Terra Damnata est une redite, le soucis étant que je suis bien incapable de vous sortir un morceau en particulier tant il ont tendance à tous se ressembler avec des ambiances et des riffs interchangeables, on a l'impression que les morceaux naviguent tous autour des six minutes et proposent la même chose, avec son déluge bourrin souvent enrobé de fines orchestrations afin de rendre tout ça épique et comprenant toujours les déclinaisons atmosphériques occultes, Let Silence Be His Sacred Name navigue dangereusement du côté de Dimmu Borgir et je ne pense pas que ce soit vraiment une très bonne idée, et à la limite, on retiendra peut-être une fin d'album un peu plus posé avec un Inheritor of a Dying World mid-tempo et imprégné d'un occultisme ténébreux et savoureusement baroque dans son approche, The Lamp of Inverse Light sera un bon petit filler atmosphérique avec de la narration, précédant un Serpent Sun qui n'en fait pas des tonnes, une sobriété réellement appréciable après un album qui semble vouloir faire le plus de vacarme possible en se concentrant sur la forme plutôt que sur le fond, Serpent Sun est peut-être le seul titre de l'album que l'on pourrait qualifier de véritablement épique, dommage que ce soit le huitième et ultime titre d'un disque qui n'aura jamais décollé.

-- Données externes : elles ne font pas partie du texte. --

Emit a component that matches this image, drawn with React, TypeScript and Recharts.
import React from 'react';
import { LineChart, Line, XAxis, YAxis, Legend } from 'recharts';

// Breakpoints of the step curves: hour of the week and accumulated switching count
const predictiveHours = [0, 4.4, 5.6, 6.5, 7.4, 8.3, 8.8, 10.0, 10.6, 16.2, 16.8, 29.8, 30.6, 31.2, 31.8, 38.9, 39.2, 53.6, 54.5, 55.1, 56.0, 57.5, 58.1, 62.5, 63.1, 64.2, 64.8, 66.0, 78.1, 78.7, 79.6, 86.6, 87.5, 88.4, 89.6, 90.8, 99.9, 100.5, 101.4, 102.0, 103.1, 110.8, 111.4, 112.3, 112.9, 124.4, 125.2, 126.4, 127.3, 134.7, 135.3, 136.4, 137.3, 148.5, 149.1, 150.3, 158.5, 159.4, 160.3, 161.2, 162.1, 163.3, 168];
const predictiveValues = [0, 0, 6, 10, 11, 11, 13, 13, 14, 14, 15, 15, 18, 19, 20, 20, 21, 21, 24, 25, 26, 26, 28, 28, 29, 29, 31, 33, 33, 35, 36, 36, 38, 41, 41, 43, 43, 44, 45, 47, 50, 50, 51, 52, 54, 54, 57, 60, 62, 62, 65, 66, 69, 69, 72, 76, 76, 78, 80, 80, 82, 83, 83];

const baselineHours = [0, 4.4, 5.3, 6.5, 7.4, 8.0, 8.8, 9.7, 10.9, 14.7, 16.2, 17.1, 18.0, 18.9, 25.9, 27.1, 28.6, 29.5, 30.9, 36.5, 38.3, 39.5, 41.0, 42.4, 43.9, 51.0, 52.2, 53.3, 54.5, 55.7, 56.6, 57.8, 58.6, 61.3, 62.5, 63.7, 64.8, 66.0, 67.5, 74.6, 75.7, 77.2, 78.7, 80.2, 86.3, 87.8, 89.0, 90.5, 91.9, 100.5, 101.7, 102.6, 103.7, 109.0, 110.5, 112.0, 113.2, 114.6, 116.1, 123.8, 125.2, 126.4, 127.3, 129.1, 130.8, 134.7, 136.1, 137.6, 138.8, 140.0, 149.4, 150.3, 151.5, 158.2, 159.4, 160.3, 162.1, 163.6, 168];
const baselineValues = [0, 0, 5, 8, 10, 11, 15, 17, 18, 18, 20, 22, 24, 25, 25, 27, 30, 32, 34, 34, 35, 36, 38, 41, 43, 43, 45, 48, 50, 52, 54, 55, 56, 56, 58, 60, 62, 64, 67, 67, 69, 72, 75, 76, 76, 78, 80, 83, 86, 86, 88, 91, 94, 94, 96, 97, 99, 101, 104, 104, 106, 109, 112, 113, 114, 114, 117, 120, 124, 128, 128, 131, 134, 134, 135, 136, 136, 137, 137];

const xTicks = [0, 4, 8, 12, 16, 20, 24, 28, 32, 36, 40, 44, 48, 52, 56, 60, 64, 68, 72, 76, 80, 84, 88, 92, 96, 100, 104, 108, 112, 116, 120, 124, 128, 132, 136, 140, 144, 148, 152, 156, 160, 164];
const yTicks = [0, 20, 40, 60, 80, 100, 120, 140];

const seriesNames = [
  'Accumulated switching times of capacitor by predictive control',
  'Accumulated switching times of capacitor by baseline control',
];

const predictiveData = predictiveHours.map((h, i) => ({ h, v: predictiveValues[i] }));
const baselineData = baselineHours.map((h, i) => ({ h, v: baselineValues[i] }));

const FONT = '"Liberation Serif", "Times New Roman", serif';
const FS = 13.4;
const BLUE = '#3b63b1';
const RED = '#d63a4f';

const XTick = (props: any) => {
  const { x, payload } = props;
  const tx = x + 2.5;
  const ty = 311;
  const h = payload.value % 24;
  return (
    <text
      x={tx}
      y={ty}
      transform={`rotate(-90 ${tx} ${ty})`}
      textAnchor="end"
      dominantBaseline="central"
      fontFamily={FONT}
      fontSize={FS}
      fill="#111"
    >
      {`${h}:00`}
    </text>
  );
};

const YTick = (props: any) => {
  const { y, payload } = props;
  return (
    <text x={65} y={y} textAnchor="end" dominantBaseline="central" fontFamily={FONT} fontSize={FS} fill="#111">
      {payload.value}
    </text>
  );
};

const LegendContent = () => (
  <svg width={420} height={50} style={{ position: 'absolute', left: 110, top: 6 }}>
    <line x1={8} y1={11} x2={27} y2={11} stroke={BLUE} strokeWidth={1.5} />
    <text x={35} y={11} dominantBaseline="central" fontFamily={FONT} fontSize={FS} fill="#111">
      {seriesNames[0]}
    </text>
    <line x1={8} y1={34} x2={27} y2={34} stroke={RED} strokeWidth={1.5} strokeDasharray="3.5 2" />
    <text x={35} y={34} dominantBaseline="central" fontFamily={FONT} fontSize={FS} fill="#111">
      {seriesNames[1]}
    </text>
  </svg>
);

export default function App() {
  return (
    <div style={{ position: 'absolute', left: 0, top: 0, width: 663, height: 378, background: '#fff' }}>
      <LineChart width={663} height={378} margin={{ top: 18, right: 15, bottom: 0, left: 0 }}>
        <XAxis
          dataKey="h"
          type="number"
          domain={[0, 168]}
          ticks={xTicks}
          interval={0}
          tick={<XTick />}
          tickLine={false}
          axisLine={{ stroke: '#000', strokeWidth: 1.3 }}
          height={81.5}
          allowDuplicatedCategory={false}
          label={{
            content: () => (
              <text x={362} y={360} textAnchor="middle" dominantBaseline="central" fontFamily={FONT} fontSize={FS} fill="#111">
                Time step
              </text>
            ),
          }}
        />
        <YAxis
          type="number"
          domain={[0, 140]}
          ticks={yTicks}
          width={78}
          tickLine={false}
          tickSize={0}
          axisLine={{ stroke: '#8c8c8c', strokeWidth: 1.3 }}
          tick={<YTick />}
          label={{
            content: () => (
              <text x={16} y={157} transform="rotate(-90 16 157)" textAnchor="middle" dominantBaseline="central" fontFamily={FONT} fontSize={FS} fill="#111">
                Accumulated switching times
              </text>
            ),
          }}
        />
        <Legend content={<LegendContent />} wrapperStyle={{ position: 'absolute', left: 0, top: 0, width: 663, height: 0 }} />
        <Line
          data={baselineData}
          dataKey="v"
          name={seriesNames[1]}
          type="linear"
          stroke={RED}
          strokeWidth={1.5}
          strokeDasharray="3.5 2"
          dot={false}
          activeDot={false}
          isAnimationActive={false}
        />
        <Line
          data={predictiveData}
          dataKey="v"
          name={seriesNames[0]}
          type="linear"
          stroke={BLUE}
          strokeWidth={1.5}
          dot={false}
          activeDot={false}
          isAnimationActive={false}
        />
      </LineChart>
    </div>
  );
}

Nightbringer ne s'est pas trop emmerdé, il ont refait Ego Dominus Tuus avec un tel mimétisme qu'ils en ont même reproduit les défauts, qui se sont d'ailleurs légèrement amplifiés car contrairement à il y a trois ans, Terra Damnata ne propose même pas ces deux-trois morceaux référence et définitif qui faisaient oublier les-dits défauts, d'ailleurs, Nightbringer veut tellement sonner de manière monumentale qu'il fini par sonner de manière ridiculement minuscule, avec des morceaux qui sonnent forcés au possible, sans aucune ambition, ce qui est assez paradoxal pour un Black qui se veut énorme et over-the-top.
Nightbringer manque d'inspiration et d'idée et tente de le masquer avec un enrobage grandiloquent, Terra Damnata est brutal, infernal, envoie la sauce avec une verve primitive, mais n'est au final qu'une resucée redondante et diablement répétitive d'une tambouille qui ne va jamais au-delà d'un territoire défini, Nightbringer ne se met jamais en danger, tourne en rond dans des codes étriqués, et même si ça en met plein la gueule avec son déluge sonore, on s'ennuie assez vite et c'est la déception qui prédomine, Nightbringer manque trop d'ambition pour pleinement convaincre et son pilotage automatique s'avère bien trop lassant pour qu'on y revienne après quelques écoutes.